Percakapan ini terjadi setelah perundingan langsung pertama antara Rusia dan Ukraina dalam lebih dari dua tahun, yang berlangsung di Istanbul. Meski tidak berhasil mencapai gencatan senjata, kedua pihak sepakat untuk melakukan pertukaran tahanan. Namun, tuntutan Rusia agar Ukraina meninggalkan ambisi bergabung dengan NATO dan menarik pasukannya dari wilayah yang sebagian diduduki Rusia masih ditolak oleh Ukraina.
Meskipun Trump mendesak adanya pembicaraan segera, pihak Moskow tidak menunjukkan rasa urgensi. Juru bicara Kremlin menyatakan bahwa tidak ada tenggat waktu yang ditetapkan dan menegaskan pentingnya menangani setiap hal secara detail.
Para pengamat mencatat bahwa pembicaraan tersebut belum menghasilkan kemajuan yang signifikan, namun Putin meyakini bahwa AS memiliki pengaruh yang dapat membantu penyelesaian konflik.

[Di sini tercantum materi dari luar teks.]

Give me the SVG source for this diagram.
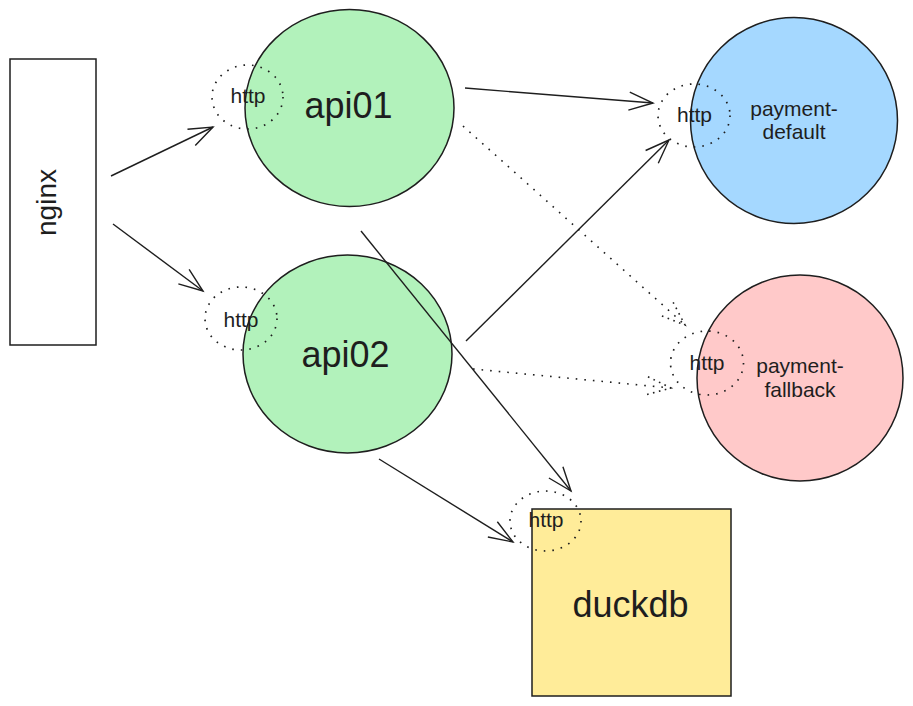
<svg xmlns="http://www.w3.org/2000/svg" width="913" height="706" viewBox="0 0 913 706">
<style>
.shape{stroke:#1e1e1e;stroke-width:1.5;}
.port{fill:none;stroke:#1e1e1e;stroke-width:1.7;stroke-dasharray:1.6 7;}
.lbl{font-family:"Liberation Sans",Arial,sans-serif;fill:#1e1e1e;text-anchor:middle;}
.big{font-size:36px;}
.mid{font-size:21px;}
.sm{font-size:21px;}
.conn{fill:none;stroke:#1e1e1e;stroke-width:1.4;marker-end:url(#ah);}
.dot{fill:none;stroke:#1e1e1e;stroke-width:1.6;stroke-dasharray:1.6 7;marker-end:url(#ahd);}
</style>
<defs>
<marker id="ah" viewBox="-27 -11 30 22" refX="0" refY="0" markerWidth="30" markerHeight="22" markerUnits="userSpaceOnUse" orient="auto">
<path d="M-24,-9 L0,0 L-24,9" fill="none" stroke="#1e1e1e" stroke-width="1.4"/>
</marker>
<marker id="ahd" viewBox="-27 -11 30 22" refX="0" refY="0" markerWidth="30" markerHeight="22" markerUnits="userSpaceOnUse" orient="auto">
<path d="M-24,-9 L0,0 L-24,9" fill="none" stroke="#1e1e1e" stroke-width="1.6" stroke-dasharray="1.6 4.5"/>
</marker>
</defs>
<rect width="913" height="706" fill="#ffffff"/>

<g id="nginx">
<rect x="10" y="59" width="86" height="286" fill="#ffffff" class="shape" stroke-width="1.2"/>
<text class="lbl" font-size="28" transform="translate(56,202.5) rotate(-90)">nginx</text>
</g>

<g id="api01">
<ellipse cx="349.5" cy="108" rx="104.5" ry="98.5" fill="#b2f2bb" class="shape"/>
<text class="lbl big" x="348.5" y="118">api01</text>
</g>

<g id="api02">
<ellipse cx="347.5" cy="354" rx="104.5" ry="99" fill="#b2f2bb" class="shape"/>
<text class="lbl big" x="345.5" y="367">api02</text>
</g>

<g id="payment-default">
<ellipse cx="794" cy="120.5" rx="103.5" ry="103" fill="#a5d8ff" class="shape"/>
<text class="lbl mid" x="794" y="116">payment-</text>
<text class="lbl mid" x="794" y="139">default</text>
</g>

<g id="payment-fallback">
<ellipse cx="800" cy="378" rx="103" ry="103" fill="#ffc9c9" class="shape"/>
<text class="lbl mid" x="800" y="373">payment-</text>
<text class="lbl mid" x="800" y="397">fallback</text>
</g>

<g id="duckdb">
<rect x="532" y="509" width="199" height="187" fill="#ffec99" class="shape" stroke-width="1.3"/>
<text class="lbl big" x="630.5" y="617">duckdb</text>
</g>

<g id="api01-http">
<ellipse cx="247.5" cy="97" rx="35.5" ry="32" class="port"/>
<text class="lbl sm" x="248" y="103">http</text>
</g>

<g id="api02-http">
<ellipse cx="241" cy="318.5" rx="36" ry="31.5" class="port"/>
<text class="lbl sm" x="241" y="327">http</text>
</g>

<g id="payment-default-http">
<ellipse cx="694" cy="115.5" rx="36" ry="31.5" class="port"/>
<text class="lbl sm" x="694.5" y="122">http</text>
</g>

<g id="payment-fallback-http">
<ellipse cx="707" cy="363" rx="36.5" ry="32" class="port"/>
<text class="lbl sm" x="707" y="370">http</text>
</g>

<g id="duckdb-http">
<ellipse cx="545.5" cy="521" rx="35.5" ry="30" class="port"/>
<text class="lbl sm" x="546" y="527">http</text>
</g>

<g id="connectors">
<path class="conn" d="M111,176 L213,127"/>
<path class="conn" d="M113,224 L203,291"/>
<path class="conn" d="M465,88 L653,103"/>
<path class="conn" d="M466,341 L669,140"/>
<path class="dot" d="M463,126 L685,325"/>
<path class="dot" d="M473,369 L671,388"/>
<path class="conn" d="M361,231 L571,491"/>
<path class="conn" d="M379,459 L513,542"/>
</g>
</svg>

Trump menyatakan kemungkinan mundur dari proses mediasi dengan alasan adanya "ego yang besar" dalam negosiasi tersebut, namun tetap berharap kemajuan dapat dicapai. Dalam pertemuan, Putin menawarkan kesepakatan perdagangan yang meliputi akses ke mineral tanah jarang dari wilayah Ukraina yang diduduki Rusia. Trump juga menyinggung peluang rekonstruksi dan peningkatan perdagangan antara kedua negara setelah tercapainya gencatan senjata.